> YOUR TASK:
Write out the opening lines of the data word for word, up to and including the line with "const ksp3An = [0.012, 0.016, 0.010];", and leave every picture and every later line out.
━━━━━━━━━━
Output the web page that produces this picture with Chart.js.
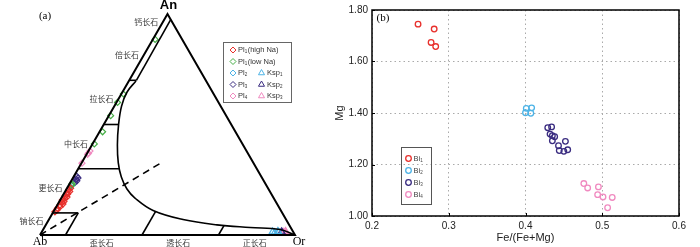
<!DOCTYPE html>
<html>
<head>
<meta charset="utf-8">
<script src="https://cdn.jsdelivr.net/npm/chart.js@4.4.0/dist/chart.umd.min.js"></script>
<style>
  html, body { margin: 0; padding: 0; background: #fff; }
  #wrap { position: relative; width: 700px; height: 247px; overflow: hidden; }
  #boxA { position: absolute; left: 0; top: 0; width: 320px; height: 247px; }
  #boxB { position: absolute; left: 325px; top: 0; width: 375px; height: 247px; }
</style>
</head>
<body>
<div id="wrap">
  <div id="boxA"><canvas id="ternary"></canvas></div>
  <div id="boxB"><canvas id="biotite"></canvas></div>
</div>
<script>
// ---------- (a) feldspar Ab-An-Or, fractions of Or and An ----------
const pl1HighNaOr = [0.006, 0.010, 0.008, 0.015, 0.010, 0.020, 0.012, 0.018, 0.008, 0.014, 0.020, 0.010, 0.016, 0.012, 0.018, 0.010, 0.014];
const pl1HighNaAn = [0.105, 0.112, 0.120, 0.128, 0.135, 0.140, 0.148, 0.152, 0.158, 0.165, 0.172, 0.178, 0.185, 0.190, 0.197, 0.205, 0.212];
const pl1LowNaOr = [0.009, 0.008, 0.004, 0.007, 0.012, 0.007, 0.012, 0.010];
const pl1LowNaAn = [0.885, 0.638, 0.600, 0.540, 0.467, 0.412, 0.225, 0.232];
const pl2Or = [0.010, 0.012];
const pl2An = [0.218, 0.226];
const pl3Or = [0.018, 0.022, 0.016, 0.020, 0.012];
const pl3An = [0.237, 0.245, 0.252, 0.258, 0.265];
const pl4Or = [0.002, 0.004, 0.005, 0.006];
const pl4An = [0.325, 0.365, 0.370, 0.380];
const ksp1Or = [0.905, 0.915, 0.925, 0.930];
const ksp1An = [0.014, 0.010, 0.016, 0.012];
const ksp2Or = [0.940, 0.945];
const ksp2An = [0.014, 0.010];
const ksp3Or = [0.950, 0.955, 0.960];
const ksp3An = [0.012, 0.016, 0.010];

// field boundaries
const plagBounds = [0, 0.1, 0.3, 0.5, 0.7, 0.9, 1];
const plagNames = ['钠长石', '更长石', '中长石', '拉长石', '倍长石', '钙长石'];
const plagBreakAn = [0.1, 0.3, 0.5, 0.7];
const plagBreakEndOr = [0.1, 0.162, 0.058, 0.028];
const alkBounds = [0.1, 0.4, 0.7, 1.0];
const alkNames = ['歪长石', '透长石', '正长石'];
const alkBreakOr = [0.1, 0.4, 0.7];
const alkBreakEndAn = [0.1, 0.107, 0.044];
const solvusOr = [0.028, 0.018, 0.028, 0.059, 0.100, 0.144, 0.188, 0.237, 0.289, 0.388, 0.526, 0.671, 0.807, 0.929, 1.0];
const solvusAn = [0.697, 0.647, 0.584, 0.498, 0.407, 0.326, 0.262, 0.208, 0.167, 0.111, 0.070, 0.046, 0.034, 0.025, 0.0];
const innerOr = [0.025, 0.028];
const innerAn = [0.975, 0.700];
const dashOr = [0, 0.315];
const dashAn = [0, 0.330];

// ---------- (b) biotite ----------
const bi1Fe = [0.260, 0.281, 0.277, 0.283];
const bi1Mg = [1.745, 1.726, 1.674, 1.658];
const bi2Fe = [0.401, 0.408, 0.400, 0.407];
const bi2Mg = [1.418, 1.420, 1.401, 1.399];
const bi3Fe = [0.429, 0.434, 0.432, 0.435, 0.438, 0.435, 0.452, 0.443, 0.444, 0.450, 0.455];
const bi3Mg = [1.343, 1.346, 1.318, 1.312, 1.308, 1.292, 1.290, 1.273, 1.254, 1.251, 1.257];
const bi4Fe = [0.476, 0.481, 0.495, 0.494, 0.501, 0.513, 0.507];
const bi4Mg = [1.126, 1.109, 1.113, 1.083, 1.074, 1.072, 1.032];

const H = Math.sqrt(3) / 2;
const tern = (or, an) => ({ x: or + an / 2, y: an * H });
const toPts = (ors, ans) => ors.map((o, i) => tern(o, ans[i]));

function lineSet(ors, ans, extra) {
  return Object.assign({
    type: 'line', data: toPts(ors, ans), showLine: true, fill: false,
    borderColor: '#000', borderWidth: 1.6, pointRadius: 0, tension: 0, clip: false
  }, extra || {});
}
function markSet(ors, ans, color, style) {
  return {
    data: toPts(ors, ans), borderColor: color, backgroundColor: 'rgba(255,255,255,0)',
    pointStyle: style, pointRadius: style === 'triangle' ? 4 : 3, borderWidth: 1.2, clip: false
  };
}

const red = '#e8302c', green = '#45ad45', cyan = '#4db3e6', navy = '#3a2c80', pink = '#f08ac0';

const lineSets = [lineSet([0, 1, 0, 0], [0, 0, 1, 0], { borderWidth: 2 })];
plagBreakAn.forEach((an, i) => lineSets.push(lineSet([0, plagBreakEndOr[i]], [an, an])));
alkBreakOr.forEach((or, i) => lineSets.push(lineSet([or, or], [0, alkBreakEndAn[i]])));
lineSets.push(lineSet(innerOr, innerAn));
lineSets.push(lineSet(solvusOr, solvusAn, { tension: 0.4 }));
lineSets.push(lineSet(dashOr, dashAn, { borderDash: [7, 5] }));

const markSets = [
  markSet(pl1HighNaOr, pl1HighNaAn, red, 'rectRot'),
  markSet(pl1LowNaOr, pl1LowNaAn, green, 'rectRot'),
  markSet(pl2Or, pl2An, cyan, 'rectRot'),
  markSet(pl3Or, pl3An, navy, 'rectRot'),
  markSet(pl4Or, pl4An, pink, 'rectRot'),
  markSet(ksp1Or, ksp1An, cyan, 'triangle'),
  markSet(ksp2Or, ksp2An, navy, 'triangle'),
  markSet(ksp3Or, ksp3An, pink, 'triangle')
];

function subText(ctx, base, sub, rest, x, y, size) {
  ctx.font = size + 'px "Liberation Sans", Arial, sans-serif';
  ctx.fillText(base, x, y);
  let w = ctx.measureText(base).width;
  ctx.font = (size * 0.6) + 'px "Liberation Sans", Arial, sans-serif';
  ctx.fillText(sub, x + w, y + size * 0.3);
  w += ctx.measureText(sub).width + 0.5;
  if (rest) {
    ctx.font = size + 'px "Liberation Sans", Arial, sans-serif';
    ctx.fillText(rest, x + w, y);
  }
}
function marker(ctx, style, color, x, y, r) {
  ctx.strokeStyle = color;
  ctx.fillStyle = 'rgba(255,255,255,0)';
  Chart.helpers.drawPoint(ctx, { pointStyle: style, radius: r, borderWidth: 1, rotation: 0 }, x, y);
}

const ternaryText = {
  id: 'ternaryText',
  afterDatasetsDraw(chart) {
    const { ctx, scales: { x, y } } = chart;
    const px = (or, an) => { const p = tern(or, an); return [x.getPixelForValue(p.x), y.getPixelForValue(p.y)]; };
    ctx.save();
    ctx.fillStyle = '#3a3a3a';
    ctx.font = '8px "Noto Sans CJK SC", sans-serif';
    ctx.textAlign = 'right';
    ctx.textBaseline = 'middle';
    plagNames.forEach((name, i) => {
      const [xx, yy] = px(0, (plagBounds[i] + plagBounds[i + 1]) / 2);
      ctx.fillText(name, xx - 3, yy - 3);
    });
    ctx.textAlign = 'center';
    alkNames.forEach((name, i) => {
      const [xx, yy] = px((alkBounds[i] + alkBounds[i + 1]) / 2, 0);
      ctx.fillText(name, xx - 2, yy + 8);
    });
    // apices
    ctx.fillStyle = '#000';
    ctx.font = '12px "Liberation Serif", serif';
    let [ax, ay] = px(0, 0);
    ctx.fillText('Ab', ax, ay + 7);
    [ax, ay] = px(1, 0);
    ctx.fillText('Or', ax + 4, ay + 7);
    [ax, ay] = px(0, 1);
    ctx.font = 'bold 13px "Liberation Sans", Arial, sans-serif';
    ctx.fillText('An', ax + 1, ay - 9);
    ctx.font = '11px "Liberation Serif", serif';
    ctx.fillText('(a)', 45, 16);

    // legend
    ctx.strokeStyle = '#666';
    ctx.lineWidth = 1;
    ctx.strokeRect(223.5, 42.5, 68, 60);
    ctx.textAlign = 'left';
    const rows = [50, 61.5, 73, 84.5, 96];
    const leftCol = [['1', '(high Na)', red], ['1', '(low Na)', green], ['2', '', cyan], ['3', '', navy], ['4', '', pink]];
    leftCol.forEach((e, i) => {
      marker(ctx, 'rectRot', e[2], 233, rows[i], 3);
      ctx.fillStyle = '#333';
      subText(ctx, 'Pl', e[0], e[1], 238, rows[i], 7.5);
    });
    const rightCol = [['1', cyan], ['2', navy], ['3', pink]];
    rightCol.forEach((e, i) => {
      marker(ctx, 'triangle', e[1], 261.5, rows[i + 2], 3.5);
      ctx.fillStyle = '#333';
      subText(ctx, 'Ksp', e[0], '', 267, rows[i + 2], 7.5);
    });
    ctx.restore();
  }
};

new Chart(document.getElementById('ternary'), {
  type: 'scatter',
  data: { datasets: lineSets.concat(markSets) },
  options: {
    responsive: true, maintainAspectRatio: false, animation: false,
    layout: { padding: { left: 40, right: 25, top: 14, bottom: 12 } },
    plugins: { legend: { display: false }, tooltip: { enabled: false } },
    scales: {
      x: { type: 'linear', display: false, min: 0, max: 1 },
      y: { type: 'linear', display: false, min: 0, max: H }
    }
  },
  plugins: [ternaryText]
});

// ---------- (b) ----------
const biSets = [[bi1Fe, bi1Mg, red], [bi2Fe, bi2Mg, cyan], [bi3Fe, bi3Mg, navy], [bi4Fe, bi4Mg, pink]];

const frameAndLegend = {
  id: 'frameAndLegend',
  afterDatasetsDraw(chart) {
    const { ctx, chartArea: a, scales: { x, y } } = chart;
    ctx.save();
    ctx.strokeStyle = '#000';
    ctx.lineWidth = 1.5;
    ctx.strokeRect(a.left, a.top, a.right - a.left, a.bottom - a.top);
    ctx.lineWidth = 1;
    x.ticks.forEach(t => {
      const p = Math.round(x.getPixelForValue(t.value)) + 0.5;
      ctx.beginPath(); ctx.moveTo(p, a.bottom); ctx.lineTo(p, a.bottom - 3); ctx.stroke();
    });
    y.ticks.forEach(t => {
      const p = Math.round(y.getPixelForValue(t.value)) + 0.5;
      ctx.beginPath(); ctx.moveTo(a.left, p); ctx.lineTo(a.left + 3, p); ctx.stroke();
    });
    ctx.fillStyle = '#000';
    ctx.font = '11px "Liberation Serif", serif';
    ctx.textAlign = 'center';
    ctx.textBaseline = 'middle';
    ctx.fillText('(b)', a.left + 11, a.top + 8);
    // legend
    ctx.strokeStyle = '#555';
    ctx.lineWidth = 1;
    ctx.strokeRect(a.left + 29.5, 147.5, 30, 57);
    ctx.textAlign = 'left';
    const rows = [158.5, 170.5, 182.5, 194.5];
    biSets.forEach((s, i) => {
      ctx.lineWidth = 1.3;
      ctx.strokeStyle = s[2];
      ctx.beginPath(); ctx.arc(a.left + 36.5, rows[i], 2.8, 0, Math.PI * 2); ctx.stroke();
      ctx.fillStyle = '#444';
      subText(ctx, 'Bi', String(i + 1), '', a.left + 41.5, rows[i], 7.5);
    });
    ctx.restore();
  }
};

new Chart(document.getElementById('biotite'), {
  type: 'scatter',
  data: {
    datasets: biSets.map(s => ({
      data: s[0].map((v, i) => ({ x: v, y: s[1][i] })),
      borderColor: s[2], backgroundColor: 'rgba(255,255,255,0)',
      pointRadius: 2.8, borderWidth: 1.3, clip: false
    }))
  },
  options: {
    responsive: true, maintainAspectRatio: false, animation: false,
    layout: { padding: { left: 0, right: 21, top: 8, bottom: 0 } },
    plugins: { legend: { display: false }, tooltip: { enabled: false } },
    scales: {
      x: {
        type: 'linear', min: 0.2, max: 0.6,
        afterFit: s => { s.height = 31; },
        ticks: { stepSize: 0.1, callback: v => v.toFixed(1), color: '#222', padding: 4,
                 font: { family: '"Liberation Sans", Arial, sans-serif', size: 10 } },
        grid: { color: '#aaa', lineWidth: 1, drawTicks: false },
        border: { display: false, dash: [1.5, 3] },
        title: { display: true, text: 'Fe/(Fe+Mg)', color: '#222', padding: { top: 0, bottom: 2 },
                 font: { family: '"Liberation Sans", Arial, sans-serif', size: 11 } }
      },
      y: {
        type: 'linear', min: 1.0, max: 1.8,
        afterFit: s => { s.width = 47; },
        ticks: { stepSize: 0.2, callback: v => v.toFixed(2), color: '#222', padding: 4,
                 font: { family: '"Liberation Sans", Arial, sans-serif', size: 10 } },
        grid: { color: '#aaa', lineWidth: 1, drawTicks: false },
        border: { display: false, dash: [1.5, 3] },
        title: { display: true, text: 'Mg', color: '#222', padding: { top: 8, bottom: 0 },
                 font: { family: '"Liberation Sans", Arial, sans-serif', size: 11 } }
      }
    }
  },
  plugins: [frameAndLegend]
});
</script>
</body>
</html>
━━━━━━━━━━
> TASK RESULT:
Output the web page that produces this picture with Chart.js.
<!DOCTYPE html>
<html>
<head>
<meta charset="utf-8">
<script src="https://cdn.jsdelivr.net/npm/chart.js@4.4.0/dist/chart.umd.min.js"></script>
<style>
  html, body { margin: 0; padding: 0; background: #fff; }
  #wrap { position: relative; width: 700px; height: 247px; overflow: hidden; }
  #boxA { position: absolute; left: 0; top: 0; width: 320px; height: 247px; }
  #boxB { position: absolute; left: 325px; top: 0; width: 375px; height: 247px; }
</style>
</head>
<body>
<div id="wrap">
  <div id="boxA"><canvas id="ternary"></canvas></div>
  <div id="boxB"><canvas id="biotite"></canvas></div>
</div>
<script>
// ---------- (a) feldspar Ab-An-Or, fractions of Or and An ----------
const pl1HighNaOr = [0.006, 0.010, 0.008, 0.015, 0.010, 0.020, 0.012, 0.018, 0.008, 0.014, 0.020, 0.010, 0.016, 0.012, 0.018, 0.010, 0.014];
const pl1HighNaAn = [0.105, 0.112, 0.120, 0.128, 0.135, 0.140, 0.148, 0.152, 0.158, 0.165, 0.172, 0.178, 0.185, 0.190, 0.197, 0.205, 0.212];
const pl1LowNaOr = [0.009, 0.008, 0.004, 0.007, 0.012, 0.007, 0.012, 0.010];
const pl1LowNaAn = [0.885, 0.638, 0.600, 0.540, 0.467, 0.412, 0.225, 0.232];
const pl2Or = [0.010, 0.012];
const pl2An = [0.218, 0.226];
const pl3Or = [0.018, 0.022, 0.016, 0.020, 0.012];
const pl3An = [0.237, 0.245, 0.252, 0.258, 0.265];
const pl4Or = [0.002, 0.004, 0.005, 0.006];
const pl4An = [0.325, 0.365, 0.370, 0.380];
const ksp1Or = [0.905, 0.915, 0.925, 0.930];
const ksp1An = [0.014, 0.010, 0.016, 0.012];
const ksp2Or = [0.940, 0.945];
const ksp2An = [0.014, 0.010];
const ksp3Or = [0.950, 0.955, 0.960];
const ksp3An = [0.012, 0.016, 0.010];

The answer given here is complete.